A fabulous idea, with but one little kink. If they can’t pass the bar after three years of law school, how will they pass after two? Of course, most law students take a bar exam prep course (by a private provider, paid for separately) because they can’t remember enough to pass based on law school alone.
Some will argue that the bar exam is meaningless anyway, reflecting little of the actual practice of law and expecting students intent on practicing in a specific niche to know obscure details of the law from A to Z which can be easily looked up if needed.
There is a little bit of merit to this, but the fact is that having completed three years of law school, students ought to possess a sufficiently broad swath of legal knowledge to breeze through the exam. It’s not that hard, and more importantly, we are licensed as generalists and expected to have a basic knowledge of the law. All the law, even when basic courses like evidence are no longer required. It’s just not that much to expect of lawyers.
But it requires lawprofs to teach students. Teaching. It’s a dirty word in the Academy, denigrated by association with trade schools that offer refrigeration repair. Except it’s needed to pass the bar exam. Scholar, unfortunately, consider the notion quaint and beneath their dignity. They exist to think big thoughts, and show up in class only because someone puts a gun to their heads.
In a response to Brian Tamanaha’s book, Failing Law Schools, which lawprof Jay Sterling Silver cleverly describes as the “Motel 6 Model of Legal Education,” he offers his view of society’s need for legal scholars:
As a wise colleague pointed out to me not long ago, “The legal professoriate develops suggestions for law in the common interest that are not produced by the powerful lobbies generating laws today. If we are reduced to teaching automatons, we would leave the field to those who buy their spokespersons.” Stripping law faculties of the time to contemplate the weaknesses of the law and the injustices of the legal system, and discarding the tenure necessary to instill meaning in the words “academic freedom,” reduces a vital social resource to a cog in the current structures of power. Under the guise of fiscal management, law professors willing to take on the wielders of power in the public and private sectors would be silenced.
Obviously, no scholar wants to be reduced to a “teaching automaton,” especially given how society so desperately needs their brilliance to “contemplate the weaknesses of the law and the injustices of the legal system.” Orin Kerr wasn’t impressed with the argument, that maintaining “the status quo is the best possible world requires more than just patting ourselves on the back about how society is very lucky to have us.” I think Orin was far too kind.
Think big thoughts on your own time, if that’s what you think you’re doing. Society isn’t paying you to ponder the legal universe, but law students are paying you to teach them how to be lawyers. You’re failing. And, much as I hate to be mean, your big thoughts about injustice are, with rare exceptions, puny and worthless.

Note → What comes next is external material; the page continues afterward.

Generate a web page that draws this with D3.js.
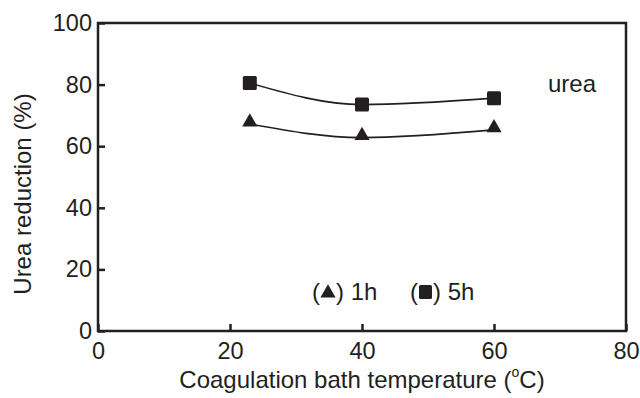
<!DOCTYPE html>
<html>
<head>
<meta charset="utf-8">
<script src="https://cdn.jsdelivr.net/npm/d3@7"></script>
<style>
  body { margin: 0; background: #fff; }
  text { font-family: "Liberation Sans", Arial, sans-serif; fill: #231f20; }
</style>
</head>
<body>
<div id="chart"></div>
<script>
// data
const temps = [23, 40, 60];
const urea1h = [67.2, 62.8, 65.3];
const urea5h = [80.5, 73.5, 75.6];
const xTicks = [0, 20, 40, 60, 80];
const yTicks = [0, 20, 40, 60, 80, 100];

const width = 640, height = 398;
const margin = {top: 23, right: 14, bottom: 67, left: 98};
const ink = "#231f20";

const svg = d3.select("#chart").append("svg")
  .attr("width", width)
  .attr("height", height);

const x = d3.scaleLinear().domain([0, 80]).range([margin.left, width - margin.right]);
const y = d3.scaleLinear().domain([0, 100]).range([height - margin.bottom, margin.top]);

// x axis, ticks pointing inward
const gx = svg.append("g")
  .attr("transform", "translate(0," + y(0) + ")")
  .call(d3.axisBottom(x).tickValues(xTicks).tickSize(-7).tickPadding(11).tickFormat(d3.format("d")));
gx.select(".domain").remove();
gx.selectAll("line").attr("stroke", ink).attr("stroke-width", 2.5);
gx.selectAll("text").attr("font-size", 23.5).attr("fill", ink);

// y axis
const gy = svg.append("g")
  .attr("transform", "translate(" + x(0) + ",0)")
  .call(d3.axisLeft(y).tickValues(yTicks).tickSize(-7).tickPadding(6).tickFormat(d3.format("d")));
gy.select(".domain").remove();
gy.selectAll("line").attr("stroke", ink).attr("stroke-width", 2.5);
gy.selectAll("text").attr("font-size", 23.5).attr("fill", ink);

// frame
svg.append("rect")
  .attr("x", x(0)).attr("y", y(100))
  .attr("width", x(80) - x(0)).attr("height", y(0) - y(100))
  .attr("fill", "none").attr("stroke", ink).attr("stroke-width", 2.5);

const line = d3.line()
  .x((d, i) => x(temps[i]))
  .y(d => y(d))
  .curve(d3.curveMonotoneX);

[urea1h, urea5h].forEach(s => {
  svg.append("path")
    .attr("d", line(s))
    .attr("fill", "none")
    .attr("stroke", ink)
    .attr("stroke-width", 1.6);
});

const tri = d3.symbol().type(d3.symbolTriangle).size(100);
svg.selectAll(".tri").data(urea1h).enter().append("path")
  .attr("d", tri)
  .attr("transform", (d, i) => "translate(" + x(temps[i]) + "," + (y(d) - 2) + ")")
  .attr("fill", ink);

svg.selectAll(".sq").data(urea5h).enter().append("rect")
  .attr("x", (d, i) => x(temps[i]) - 7)
  .attr("y", d => y(d) - 7)
  .attr("width", 14).attr("height", 14)
  .attr("rx", 1.5)
  .attr("fill", ink);

// labels
svg.append("text")
  .attr("x", 548).attr("y", 92)
  .attr("font-size", 24)
  .text("urea");

const leg = svg.append("g").attr("font-size", 24);
leg.append("text").attr("x", 312).attr("y", 300).text("(");
leg.append("path").attr("d", tri).attr("transform", "translate(328,293)").attr("fill", ink);
leg.append("text").attr("x", 336).attr("y", 300).text(") 1h");
leg.append("text").attr("x", 410).attr("y", 300).text("(");
leg.append("rect").attr("x", 419).attr("y", 285).attr("width", 13).attr("height", 14).attr("rx", 1.5).attr("fill", ink);
leg.append("text").attr("x", 433).attr("y", 300).text(") 5h");

const xt = svg.append("text")
  .attr("x", 362).attr("y", 388)
  .attr("text-anchor", "middle")
  .attr("font-size", 24);
xt.append("tspan").text("Coagulation bath temperature (");
xt.append("tspan").attr("font-size", 14).attr("dy", -11).text("o");
xt.append("tspan").attr("dy", 11).text("C)");

svg.append("text")
  .attr("transform", "translate(31,194) rotate(-90)")
  .attr("text-anchor", "middle")
  .attr("font-size", 24)
  .text("Urea reduction (%)");
</script>
</body>
</html>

Much of the focus is on the dearth of jobs for law school graduates, and it’s a monumental problem. But if the grads can’t even get in the game because they can’t pass the bar exam after law school in such huge numbers, then this failing falls on the legal academy. Not a third. Not a fifth. Frankly, even a tenth of a class is far too much. If the students don’t have the chops, then hand them a dime and stop taking their government-backed tuition payment, but do not spew them out the back of your law school incapable of passing the bar.
No amount of self-congratulatory scholarly baloney can conceal the inability to produce students capable of jumping the first hurdle of becoming a lawyer. This cannot happen, and I blame the law professors.